Toyota's president emerged from seclusion yesterday to apologize and discuss criticism that the automaker mishandled a crisis over sticking gas pedals. Yet he stopped short of ordering a recall for the company's iconic Prius hybrid for braking problems.

Akio Toyoda, appointed to the top job at Toyota Motor Corp. last June, promised to beef up quality control, saying, "We are facing a crisis."

Toyoda, grandson of the company's founder, said he personally would head a special committee to review checks within the company, go over consumer complaints and listen to outside experts to come up with a fix.

"I apologize from the bottom of my heart for all the concern that we have given to so many customers," said Toyoda, speaking at his first news conference since the Jan. 21 global recall of 4.5 million vehicles.

Toyota's failure to stem its widening safety crisis has stunned consumers and experts who had come to expect only streamlined efficiency from a company at the pinnacle of the global auto industry.

"Toyota needs to be more assertive in terms of providing consumers comfort that the immediate problem is being addressed ... and that it can deal with these crises," said Sherman Abe, a business professor at Hitotsubashi University in Tokyo.

It took prodding from the U.S. government for Toyota to recall the vehicles, about half of them in North America, for gas pedals that can stick and cause uncontrolled acceleration.

Asked if he should have acted more quickly, Toyoda replied in hesitant English: "I will do my best."

Toyoda was the second successive Toyota president to offer an apology for defects in the company's cars. The first, Katsuaki Watanabe, shocked a news conference in 2006, bowing low to the group before promising to improve quality.

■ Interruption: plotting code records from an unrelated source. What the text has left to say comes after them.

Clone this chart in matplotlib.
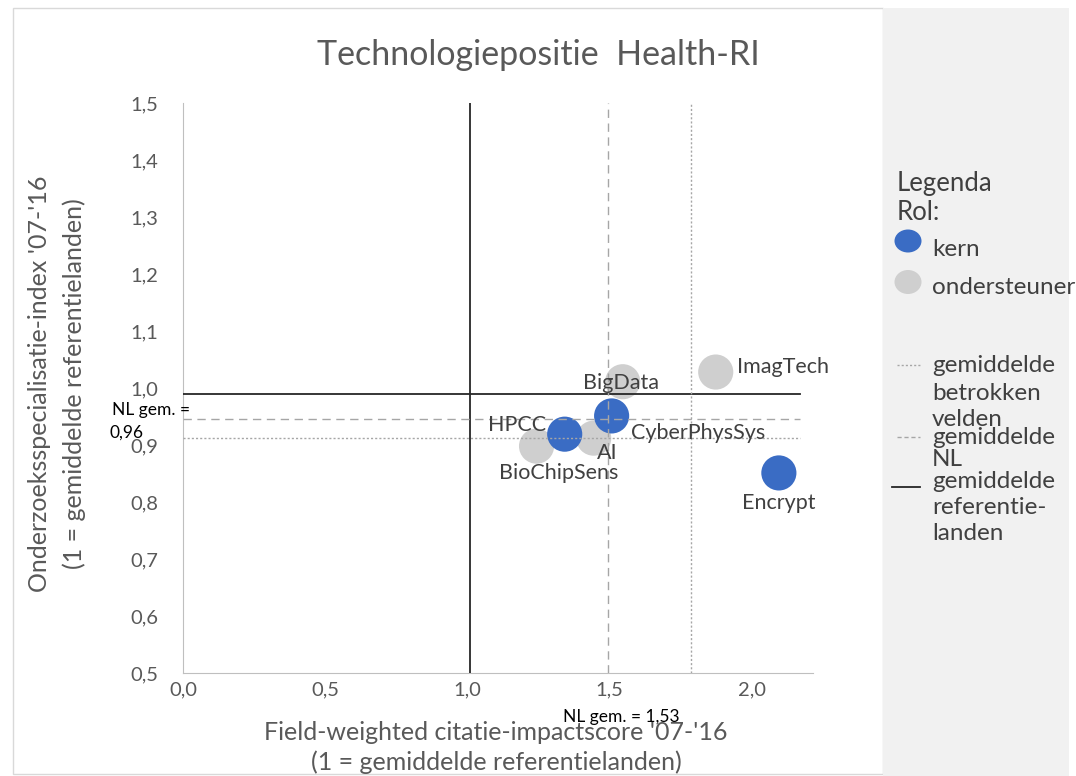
import matplotlib
matplotlib.use("Agg")
import matplotlib.pyplot as plt
from matplotlib.patches import Rectangle, Ellipse
from matplotlib.lines import Line2D

plt.rcParams['font.family'] = ['Lato', 'DejaVu Sans']

## data
fields = ['ImagTech', 'BigData', 'CyberPhysSys', 'HPCC', 'BioChipSens', 'AI', 'Encrypt']
fwci = [1.873, 1.546, 1.507, 1.342, 1.243, 1.444, 2.095]
spec = [1.028, 1.011, 0.951, 0.919, 0.898, 0.912, 0.851]
role = ['ondersteuner', 'ondersteuner', 'kern', 'kern', 'ondersteuner', 'ondersteuner', 'kern']

# label offsets in points (dx, dy) and alignment
label_pos = {
    'ImagTech': (15, 3.5, 'left', 'center'),
    'BigData': (-1.5, -1, 'center', 'center'),
    'CyberPhysSys': (14, -12, 'left', 'center'),
    'HPCC': (-13.5, 6.5, 'right', 'center'),
    'BioChipSens': (16, -19.5, 'center', 'center'),
    'AI': (10, -11, 'center', 'center'),
    'Encrypt': (0, -21.5, 'center', 'center'),
}

ref_x, ref_y = 1.01, 0.99          # gemiddelde referentielanden
nl_x, nl_y = 1.495, 0.946          # gemiddelde NL
field_x, field_y = 1.786, 0.912    # gemiddelde betrokken velden
line_end = 2.17

xticks = [0.0, 0.5, 1.0, 1.5, 2.0]
yticks = [0.5, 0.6, 0.7, 0.8, 0.9, 1.0, 1.1, 1.2, 1.3, 1.4, 1.5]

colors = {'kern': '#3a6cc4', 'ondersteuner': '#cfcfcf'}
txt = '#595959'

fig = plt.figure(figsize=(10.76, 7.76), dpi=100)
W, H = 1076, 776

# outer chart frame and grey legend panel
fig.patches.append(Rectangle((13 / W, 1 - 774 / H), 870 / W, 766 / H,
                             transform=fig.transFigure, facecolor='white',
                             edgecolor='#d9d9d9', lw=1, zorder=-2))
fig.patches.append(Rectangle((883 / W, 0), 186 / W, 768 / H,
                             transform=fig.transFigure, facecolor='#f1f1f1',
                             edgecolor='none', zorder=-2))

ax = fig.add_axes([183 / W, 1 - 673 / H, 630 / W, 570 / H])
ax.set_facecolor('none')

# grey first, blue on top
for r in ['ondersteuner', 'kern']:
    xs = [x for x, rr in zip(fwci, role) if rr == r]
    ys = [y for y, rr in zip(spec, role) if rr == r]
    ax.scatter(xs, ys, s=640, color=colors[r], edgecolor='none', zorder=2)

for name, x, y in zip(fields, fwci, spec):
    dx, dy, ha, va = label_pos[name]
    ax.annotate(name, (x, y), xytext=(dx, dy), textcoords='offset points',
                ha=ha, va=va, fontsize=15.5, color='#404040', zorder=4)

# reference lines
ax.plot([ref_x, ref_x], [0.5, 1.5], color='#262626', lw=1.3, zorder=3)
ax.plot([0, line_end], [ref_y, ref_y], color='#262626', lw=1.3, zorder=3)
ax.plot([nl_x, nl_x], [0.5, 1.5], color='#a6a6a6', lw=1, ls=(0, (6, 4)), zorder=3)
ax.plot([0, line_end], [nl_y, nl_y], color='#a6a6a6', lw=1, ls=(0, (6, 4)), zorder=3)
ax.plot([field_x, field_x], [0.5, 1.5], color='#a6a6a6', lw=1, ls=(0, (1.5, 1.5)), zorder=3)
ax.plot([0, line_end], [field_y, field_y], color='#a6a6a6', lw=1, ls=(0, (1.5, 1.5)), zorder=3)

ax.set_xlim(0, 2.215)
ax.set_ylim(0.5, 1.5)
ax.set_xticks(xticks)
ax.set_yticks(yticks)
ax.set_xticklabels([f'{v:.1f}'.replace('.', ',') for v in xticks])
ax.set_yticklabels([f'{v:.1f}'.replace('.', ',') for v in yticks])
ax.tick_params(length=0, labelsize=14.5, labelcolor=txt)
ax.tick_params(axis='y', pad=18)
ax.tick_params(axis='x', pad=6)
for s in ['top', 'right']:
    ax.spines[s].set_visible(False)
for s in ['left', 'bottom']:
    ax.spines[s].set_color('#bfbfbf')

ax.set_xlabel("Field-weighted citatie-impactscore '07-'16\n(1 = gemiddelde referentielanden)",
              fontsize=18, color=txt, linespacing=1.3, va='center')
ax.xaxis.set_label_coords(0.497, (673 - 747.5) / 570)
ax.set_ylabel("Onderzoeksspecialisatie-index '07-'16\n(1 = gemiddelde referentielanden)",
              fontsize=18, color=txt, linespacing=1.6, va='center')
ax.yaxis.set_label_coords((57 - 183) / 630, (673 - 384) / 570)

fig.text(538 / W, 1 - 65 / H, 'Technologiepositie  Health-RI', ha='center', va='baseline',
         fontsize=24.5, color=txt)

# NL gemiddelde annotations
fig.text(112 / W, 1 - 410 / H, 'NL gem. =', fontsize=12.5, color='black', va='center')
fig.text(110 / W, 1 - 433 / H, '0,96', fontsize=12.5, color='black', va='center')
fig.text(621 / W, 1 - 717 / H, 'NL gem. = 1,53', fontsize=12.5, color='black',
         ha='center', va='center')

# legend in grey panel
lc = '#404040'
fig.text(897 / W, 1 - 184 / H, 'Legenda', fontsize=18.5, color=lc, va='center')
fig.text(897 / W, 1 - 213 / H, 'Rol:', fontsize=18.5, color=lc, va='center')
fig.patches.append(Ellipse((908 / W, 1 - 241 / H), 27 / W, 23 / H, transform=fig.transFigure,
                           facecolor=colors['kern'], edgecolor='none'))
fig.text(932 / W, 1 - 250 / H, 'kern', fontsize=17.5, color=lc, va='center')
fig.patches.append(Ellipse((908 / W, 1 - 282 / H), 27 / W, 24 / H, transform=fig.transFigure,
                           facecolor=colors['ondersteuner'], edgecolor='none'))
fig.text(932 / W, 1 - 288 / H, 'ondersteuner', fontsize=17.5, color=lc, va='center')

legend_lines = [
    (897, 920, 365, '#a6a6a6', (0, (1.5, 1.5)), 1),
    (897, 920, 437, '#a6a6a6', (0, (3, 2)), 1),
    (892, 920, 487, '#262626', '-', 1.3),
]
for x0, x1, yy, c, ls, lw in legend_lines:
    fig.lines.append(Line2D([x0 / W, x1 / W], [1 - yy / H] * 2, transform=fig.transFigure,
                            color=c, lw=lw, ls=ls))

legend_text = [('gemiddelde', 365), ('betrokken', 394), ('velden', 420),
               ('gemiddelde', 438), ('NL', 460), ('gemiddelde', 481),
               ('referentie-', 508), ('landen', 534)]
for t, yy in legend_text:
    fig.text(932 / W, 1 - yy / H, t, fontsize=17.5, color=lc, va='center')

plt.savefig('out.png', dpi=100)
plt.close(fig)
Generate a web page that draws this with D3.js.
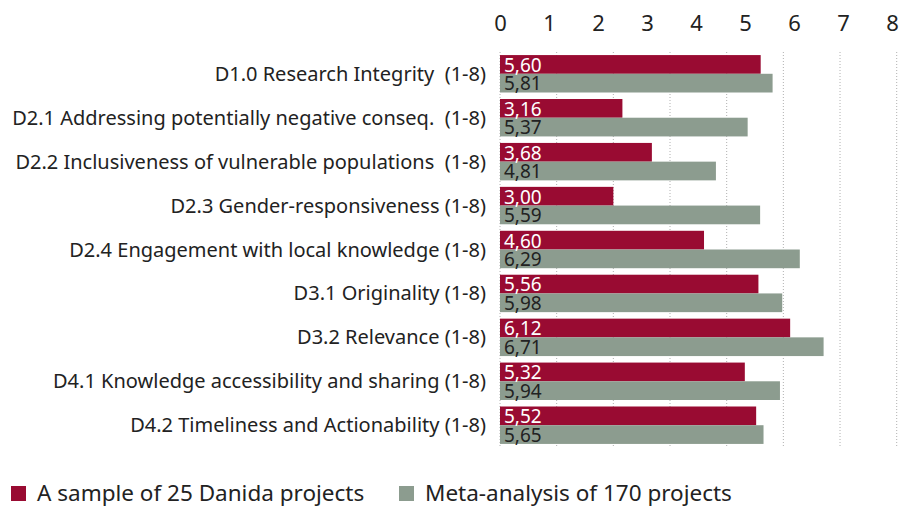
<!DOCTYPE html>
<html>
<head>
<meta charset="utf-8">
<script src="https://cdn.jsdelivr.net/npm/d3@7"></script>
<style>
  body { margin: 0; background: #fff; }
  text { font-family: "Noto Sans", "Open Sans", sans-serif; white-space: pre; }
</style>
</head>
<body>
<div id="chart"></div>
<script>
// データ
const categories = [
  "D1.0 Research Integrity  (1-8)",
  "D2.1 Addressing potentially negative conseq.  (1-8)",
  "D2.2 Inclusiveness of vulnerable populations  (1-8)",
  "D2.3 Gender-responsiveness (1-8)",
  "D2.4 Engagement with local knowledge (1-8)",
  "D3.1 Originality (1-8)",
  "D3.2 Relevance (1-8)",
  "D4.1 Knowledge accessibility and sharing (1-8)",
  "D4.2 Timeliness and Actionability (1-8)"
];
const seriesNames = ["A sample of 25 Danida projects", "Meta-analysis of 170 projects"];
const danida = [5.60, 3.16, 3.68, 3.00, 4.60, 5.56, 6.12, 5.32, 5.52];
const meta = [5.81, 5.37, 4.81, 5.59, 6.29, 5.98, 6.71, 5.94, 5.65];
const gridValues = [1, 2, 3, 4, 5, 6, 7, 8];
const tickLabels = [0, 1, 2, 3, 4, 5, 6, 7, 8];

const width = 899, height = 506;
const colors = ["#990b32", "#8c9c8f"];
const textColors = ["#ffffff", "#222222"];

const svg = d3.select("#chart").append("svg")
  .attr("width", width)
  .attr("height", height);

const data = categories.map((c, i) => ({ cat: c, values: [danida[i], meta[i]] }));

// スケール
const x = d3.scaleLinear().domain([1, 8]).range([500, 896.7]);
// 目盛ラベル（元のグラフでは棒と別の間隔で並んでいる）
const xLabel = d3.scaleLinear().domain([0, 8]).range([500, 892]);
const y = d3.scaleBand().domain(categories).range([52, 447]).paddingInner(0.148).paddingOuter(0.07);
const ySub = d3.scaleBand().domain([0, 1]).range([0, y.bandwidth()]);

// グリッド線
svg.append("g")
  .selectAll("line")
  .data(gridValues)
  .join("line")
  .attr("x1", d => x(d)).attr("x2", d => x(d))
  .attr("y1", 52).attr("y2", 447)
  .attr("stroke", "#b0b0b0")
  .attr("stroke-width", 1)
  .attr("stroke-dasharray", "1,2");

// 上の目盛ラベル
const topAxis = d3.axisTop(xLabel).tickValues(tickLabels).tickSize(0).tickPadding(0).tickFormat(d3.format("d"));
svg.append("g")
  .attr("transform", "translate(0,31)")
  .call(topAxis)
  .call(g => g.select(".domain").remove())
  .call(g => g.selectAll("text")
    .attr("font-family", "'Noto Sans', sans-serif")
    .attr("font-size", 22)
    .attr("fill", "#222")
    .attr("dy", 0));

// 縦軸ラベル
svg.append("g")
  .selectAll("text")
  .data(categories)
  .join("text")
  .attr("x", 486)
  .attr("y", d => y(d) + y.bandwidth() / 2)
  .attr("dy", "0.35em")
  .attr("text-anchor", "end")
  .attr("font-size", 20)
  .attr("fill", "#222")
  .text(d => d);

// 棒
const groups = svg.append("g")
  .selectAll("g")
  .data(data)
  .join("g")
  .attr("transform", d => `translate(0,${y(d.cat)})`);

groups.selectAll("rect")
  .data(d => d.values)
  .join("rect")
  .attr("x", x(1))
  .attr("y", (d, i) => ySub(i))
  .attr("width", d => x(d) - x(1))
  .attr("height", ySub.bandwidth())
  .attr("fill", (d, i) => colors[i]);

groups.selectAll("text")
  .data(d => d.values)
  .join("text")
  .attr("x", x(1) + 4)
  .attr("y", (d, i) => ySub(i) + ySub.bandwidth() - 2)
  .attr("font-size", 19)
  .attr("fill", (d, i) => textColors[i])
  .text(d => d.toFixed(2).replace(".", ","));

// 凡例
const legendX = [11, 399];
const legend = svg.append("g")
  .selectAll("g")
  .data(seriesNames)
  .join("g")
  .attr("transform", (d, i) => `translate(${legendX[i]},486)`);

legend.append("rect")
  .attr("width", 15)
  .attr("height", 15)
  .attr("fill", (d, i) => colors[i]);

legend.append("text")
  .attr("x", 26)
  .attr("y", 7.5)
  .attr("dy", "0.35em")
  .attr("font-size", 22.5)
  .attr("fill", "#222")
  .text(d => d);
</script>
</body>
</html>
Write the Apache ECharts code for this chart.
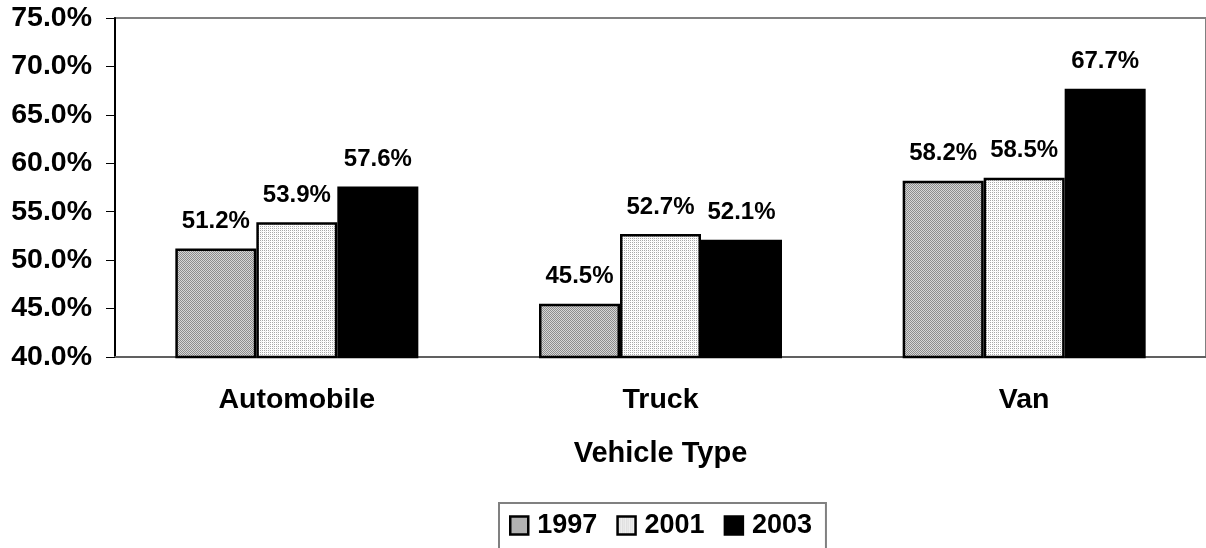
<!DOCTYPE html>
<html>
<head>
<meta charset="utf-8">
<script src="https://cdn.jsdelivr.net/npm/echarts@6/dist/echarts.min.js"></script>
<style>
  html, body { margin: 0; padding: 0; background: #fff; }
  #chart { width: 1206px; height: 548px; }
</style>
</head>
<body>
<div id="chart"></div>
<script>
// data
var categories = ['Automobile', 'Truck', 'Van']
var years = ['1997', '2001', '2003']
var values1997 = [51.2, 45.5, 58.2]
var values2001 = [53.9, 52.7, 58.5]
var values2003 = [57.6, 52.1, 67.7]
var yMin = 40, yMax = 75, yStep = 5

var font = '"Liberation Sans", Arial, sans-serif'

// little hatch patterns like the old office fills
function makePattern(w, h, pixels) {
    var c = document.createElement('canvas')
    c.width = w
    c.height = h
    var ctx = c.getContext('2d')
    for (var y = 0; y < h; y++) {
        for (var x = 0; x < w; x++) {
            ctx.fillStyle = pixels[y][x]
            ctx.fillRect(x, y, 1, 1)
        }
    }
    return { image: c, repeat: 'repeat' }
}

var grayFill = makePattern(2, 2, [
    ['#8c8c8c', '#d6d6d6'],
    ['#d6d6d6', '#8c8c8c']
])
var lightFill = makePattern(4, 2, [
    ['#a8a8a8', '#ffffff', '#a8a8a8', '#ffffff'],
    ['#ffffff', '#ececec', '#ffffff', '#ffffff']
])

var chart = echarts.init(document.getElementById('chart'))

function barSeries(name, data, fill) {
    return {
        name: name,
        type: 'bar',
        data: data,
        barWidth: 81,
        barGap: '0%',
        itemStyle: {
            color: fill,
            borderColor: '#000',
            borderWidth: 2.5
        },
        label: {
            show: true,
            position: 'top',
            distance: 15,
            color: '#000',
            fontFamily: font,
            fontWeight: 'bold',
            fontSize: 24,
            formatter: function (p) { return p.value.toFixed(1) + '%' }
        }
    }
}

chart.setOption({
    animation: false,
    backgroundColor: '#fff',
    textStyle: { fontFamily: font },
    grid: {
        show: true,
        left: 115,
        top: 18,
        width: 1095,
        bottom: 191,
        borderColor: '#808080',
        borderWidth: 2,
        backgroundColor: 'transparent'
    },
    legend: {
        data: years,
        left: 499,
        top: 503,
        orient: 'horizontal',
        icon: 'rect',
        itemWidth: 18,
        itemHeight: 18,
        itemGap: 19,
        padding: [9, 14, 40, 10],
        borderColor: '#808080',
        borderWidth: 2,
        itemStyle: { borderColor: '#000', borderWidth: 2.5 },
        textStyle: {
            color: '#000',
            fontFamily: font,
            fontWeight: 'bold',
            fontSize: 27,
            padding: [0, 0, 0, 4]
        }
    },
    xAxis: {
        type: 'category',
        data: categories,
        name: 'Vehicle Type',
        nameLocation: 'middle',
        nameGap: 82,
        nameTextStyle: {
            color: '#000',
            fontFamily: font,
            fontWeight: 'bold',
            fontSize: 29
        },
        axisLine: { lineStyle: { color: '#606060', width: 2 } },
        axisTick: { length: 10, lineStyle: { color: '#606060', width: 2 } },
        axisLabel: {
            margin: 29,
            color: '#000',
            fontFamily: font,
            fontWeight: 'bold',
            fontSize: 28.5
        }
    },
    yAxis: {
        type: 'value',
        min: yMin,
        max: yMax,
        interval: yStep,
        splitLine: { show: false },
        axisLine: { show: true, lineStyle: { color: '#000', width: 2 } },
        axisTick: { show: true, length: 9, lineStyle: { color: '#000', width: 1 } },
        axisLabel: {
            margin: 23,
            color: '#000',
            fontFamily: font,
            fontWeight: 'bold',
            fontSize: 28.5,
            formatter: function (v) { return v.toFixed(1) + '%' }
        }
    },
    series: [
        barSeries(years[0], values1997, grayFill),
        barSeries(years[1], values2001, lightFill),
        barSeries(years[2], values2003, '#000')
    ]
})
</script>
</body>
</html>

Toyoda bowed as he greeted reporters, but not in apology. He told the hastily called news conference that the company had not decided what to do about problems in the braking system of the Prius gas-electric hybrid. The fuel-efficient, low-pollution car is a leader in its field and a symbol of Toyota technology.

Toyoda and Shinichi Sasaki, who oversees quality control, offered no new explanations for the braking problem.

Prius drivers in Japan and the U.S. have complained of a short delay before the brakes kick in -- a flaw Toyota says can be fixed with a software programming change. The lag occurs as the car is switching between brakes for the gas engine and the electric motor -- a process that is key to the hybrid's increased mileage.

Toyota spokesman Mike Michels said yesterday that the company continues to weigh options on how to handle repair of the problem, and it is communicating with the National Highway Traffic Safety Administration.

The options include a service campaign in which Toyota would notify owners to bring their cars in for repairs, or a full-fledged safety recall. Michels said he could not say when Toyota would make a decision.

The automaker said it fixed the programming glitch in Prius models that went on sale since last month, but has done nothing on 270,000 Prius cars sold last year in Japan and the U.S.

The lack of action has raised questions about whether there is a bigger problem.

Sasaki denied any cover-up.

"We have nothing to hide. We have just been investigating," he said.

Sasaki said that complaints were climbing by the day. The company was checking into them, one by one, and test-driving customers' cars that had developed problems, he said. But he appeared to view the problem as minor, occurring only at slow speeds.

"We don't see it as critical because if you push on it a bit, then the car will stop," he said of the brake pedal.

Jeff Kingston, the director of Asian Studies at Temple University in Tokyo, said that Toyota may be trying to avoid the large costs involved with a recall. The automaker has already said that repairs for the gas pedal recall and lost sales will cost it $2 billion.

"Toyota is saying ... there is no real problem yet also announced they fixed the problem as of January," he said. "Odd, given that there is no problem to fix."